1. Mobile Internet use is increasing at the expense of wired connections.
Analysis of Census data from July 2015 finds that Americans’ rapid shift towards mobile Internet service “appears to be coming at the expense of home broadband connections.” The amount of households utilizing mobile services for Internet continues to grow:
- The number of households using wired technologies for high-speed Internet service, including cable, DSL, and fiber-optic connections dropped from 82 percent to 75 percent from July 2013 to July 2015.
- Simultaneously, the number of households that relied exclusively on mobile service doubled from 10 percent to 20 percent.

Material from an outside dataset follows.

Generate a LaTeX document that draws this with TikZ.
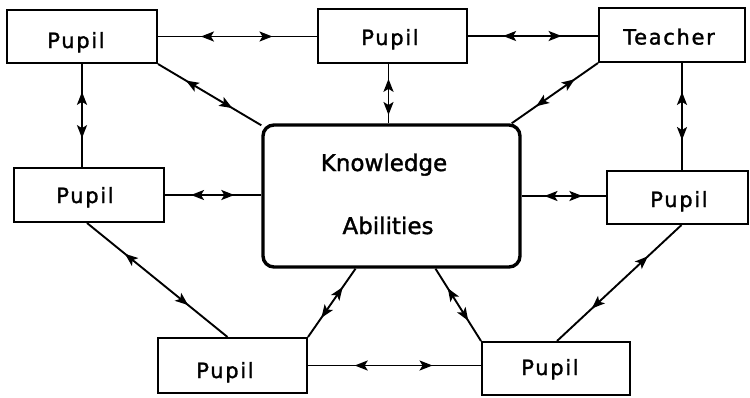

- eMarketer also found that mobile only Internet users in the US grew from 24.6 million in 2014 to 31.1 million in 2016.
- In another preliminary study, increased numbers of mobile broadband competitors were associated with service quality improvements among their fixed connection competitors, even after demographic and economic factors were held constant.
As wireless consumers are afforded more wireless options and higher speeds, it is likely that they will continue to drop their wired broadband.

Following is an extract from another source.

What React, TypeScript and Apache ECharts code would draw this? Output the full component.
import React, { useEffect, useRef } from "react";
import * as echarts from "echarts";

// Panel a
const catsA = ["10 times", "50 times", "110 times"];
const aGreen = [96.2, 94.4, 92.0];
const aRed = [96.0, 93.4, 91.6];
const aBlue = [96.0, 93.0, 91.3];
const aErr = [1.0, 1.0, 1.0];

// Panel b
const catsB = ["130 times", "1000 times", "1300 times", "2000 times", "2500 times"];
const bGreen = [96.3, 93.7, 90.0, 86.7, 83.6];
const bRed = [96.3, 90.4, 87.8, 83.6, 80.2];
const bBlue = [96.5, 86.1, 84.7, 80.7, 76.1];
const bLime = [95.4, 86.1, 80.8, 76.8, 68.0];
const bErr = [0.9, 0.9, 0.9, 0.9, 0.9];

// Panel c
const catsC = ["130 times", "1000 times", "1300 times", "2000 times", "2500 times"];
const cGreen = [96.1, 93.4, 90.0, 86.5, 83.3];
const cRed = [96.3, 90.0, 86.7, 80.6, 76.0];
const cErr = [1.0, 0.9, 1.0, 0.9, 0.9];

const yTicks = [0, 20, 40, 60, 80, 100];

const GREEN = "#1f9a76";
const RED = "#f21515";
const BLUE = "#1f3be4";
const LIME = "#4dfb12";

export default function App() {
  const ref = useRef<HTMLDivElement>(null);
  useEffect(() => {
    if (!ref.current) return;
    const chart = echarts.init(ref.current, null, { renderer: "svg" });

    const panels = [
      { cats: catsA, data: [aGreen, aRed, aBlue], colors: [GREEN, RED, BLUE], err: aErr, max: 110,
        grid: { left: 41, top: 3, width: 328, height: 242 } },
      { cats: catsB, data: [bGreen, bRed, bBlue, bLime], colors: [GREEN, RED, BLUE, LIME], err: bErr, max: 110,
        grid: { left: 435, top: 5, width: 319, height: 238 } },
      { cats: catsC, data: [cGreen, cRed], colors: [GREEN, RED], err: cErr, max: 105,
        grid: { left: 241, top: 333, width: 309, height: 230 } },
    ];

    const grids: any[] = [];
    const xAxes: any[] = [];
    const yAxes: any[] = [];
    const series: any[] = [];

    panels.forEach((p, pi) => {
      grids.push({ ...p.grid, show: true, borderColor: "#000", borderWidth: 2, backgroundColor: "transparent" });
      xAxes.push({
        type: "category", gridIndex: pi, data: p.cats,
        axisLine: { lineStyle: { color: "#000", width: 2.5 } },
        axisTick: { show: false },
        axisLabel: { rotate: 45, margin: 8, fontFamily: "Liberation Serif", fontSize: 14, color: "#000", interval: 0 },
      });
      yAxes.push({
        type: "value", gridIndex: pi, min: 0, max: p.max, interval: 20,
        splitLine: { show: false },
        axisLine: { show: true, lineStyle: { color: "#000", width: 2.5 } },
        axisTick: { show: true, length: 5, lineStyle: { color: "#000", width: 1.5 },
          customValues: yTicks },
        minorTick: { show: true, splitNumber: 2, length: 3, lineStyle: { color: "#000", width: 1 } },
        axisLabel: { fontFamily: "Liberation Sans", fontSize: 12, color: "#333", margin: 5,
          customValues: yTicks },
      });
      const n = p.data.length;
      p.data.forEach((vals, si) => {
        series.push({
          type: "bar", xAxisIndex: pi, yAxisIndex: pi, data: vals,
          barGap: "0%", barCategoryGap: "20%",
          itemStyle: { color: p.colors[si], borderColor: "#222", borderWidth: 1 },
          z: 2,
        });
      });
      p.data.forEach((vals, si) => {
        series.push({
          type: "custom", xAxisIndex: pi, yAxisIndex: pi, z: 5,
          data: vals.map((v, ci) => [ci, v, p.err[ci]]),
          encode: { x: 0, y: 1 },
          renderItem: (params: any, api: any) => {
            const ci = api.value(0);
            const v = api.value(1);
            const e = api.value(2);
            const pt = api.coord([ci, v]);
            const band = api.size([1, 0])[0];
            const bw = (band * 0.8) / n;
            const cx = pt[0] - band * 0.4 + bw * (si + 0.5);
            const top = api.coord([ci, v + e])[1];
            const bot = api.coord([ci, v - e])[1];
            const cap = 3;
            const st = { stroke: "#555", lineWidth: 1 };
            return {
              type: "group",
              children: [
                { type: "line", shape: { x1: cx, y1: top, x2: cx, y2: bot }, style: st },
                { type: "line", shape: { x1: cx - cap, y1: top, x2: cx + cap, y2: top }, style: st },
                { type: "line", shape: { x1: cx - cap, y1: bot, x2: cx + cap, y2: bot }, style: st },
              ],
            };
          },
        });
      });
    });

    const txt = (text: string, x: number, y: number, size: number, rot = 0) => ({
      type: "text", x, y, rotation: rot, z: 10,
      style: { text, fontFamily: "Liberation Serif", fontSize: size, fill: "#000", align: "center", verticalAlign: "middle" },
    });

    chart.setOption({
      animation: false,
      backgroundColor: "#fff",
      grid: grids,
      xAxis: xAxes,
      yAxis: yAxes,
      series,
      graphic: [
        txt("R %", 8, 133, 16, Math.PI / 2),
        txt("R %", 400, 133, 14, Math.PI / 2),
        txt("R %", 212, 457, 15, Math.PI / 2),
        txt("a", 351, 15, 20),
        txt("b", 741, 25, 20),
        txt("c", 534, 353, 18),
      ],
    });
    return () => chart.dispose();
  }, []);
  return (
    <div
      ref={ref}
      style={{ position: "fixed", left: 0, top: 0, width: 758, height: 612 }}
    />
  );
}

2. The switch to mobile broadband is a phenomenon that cuts across all demographics.
While some might claim that the cost of wired broadband is causing the shift towards wireless, decreases in wired broadband are occurring across all socioeconomic demographics, except for households making $75K to $100K. Americans of all races, ages, regions, and classes are switching to a smartphone only connection, as the chart below shows.
Percentage of Americans Who Rely Solely on a Smartphone for Home Internet Access
|High school grad or less||11||18||+7|
|Some college/Assoc. degree||8||14||+6|
3. Cord cutters are flocking to cellular devices.
TV often comes bundled with Internet. A growing number of consumers are choosing to forgo TV and just purchase the Internet service, and these cord-cutters aren’t just sticking to wired Internet. According to Pew, four in ten cord-cutters are primarily using their cellular devices to stream shows and movies.
4. The smartphone revolution is less than a decade old, and is just getting started.
The release of the iPhone in 2007 and the App Store in 2008 made mobile broadband a viable product, and sparked the smartphone revolution. Watching videos online, using apps, and mobile web surfing were pushed into the mainstream during this time.
The demands for data in turn pressed into action new technologies to deliver those bits faster and more efficiently. At the end of 2010, the current generation of mobile technology known as LTE began to be deployed, and demand quickly skyrocketed. From 2010 to 2014, the average data consumed over a wireless connection increased nearly 770 percent. In 2015 alone, mobile data traffic grew by 56 percent, nearly 3 times faster than fixed traffic.
Experts don’t expect this increase to slow, mobile data traffic will grow 6-fold from 2015 to 2020 for a compound annual growth rate of 42 percent. Taken together, wireless broadband will become a cheaper and faster product, putting pressure on wired services.
While there are still limitations to wireless technology, it is foolish to denounce its importance to competition in the larger broadband market, which is often seen through the lens of wired broadband. The extensive use by consumers of mobile broadband is creating a vastly different competitive world.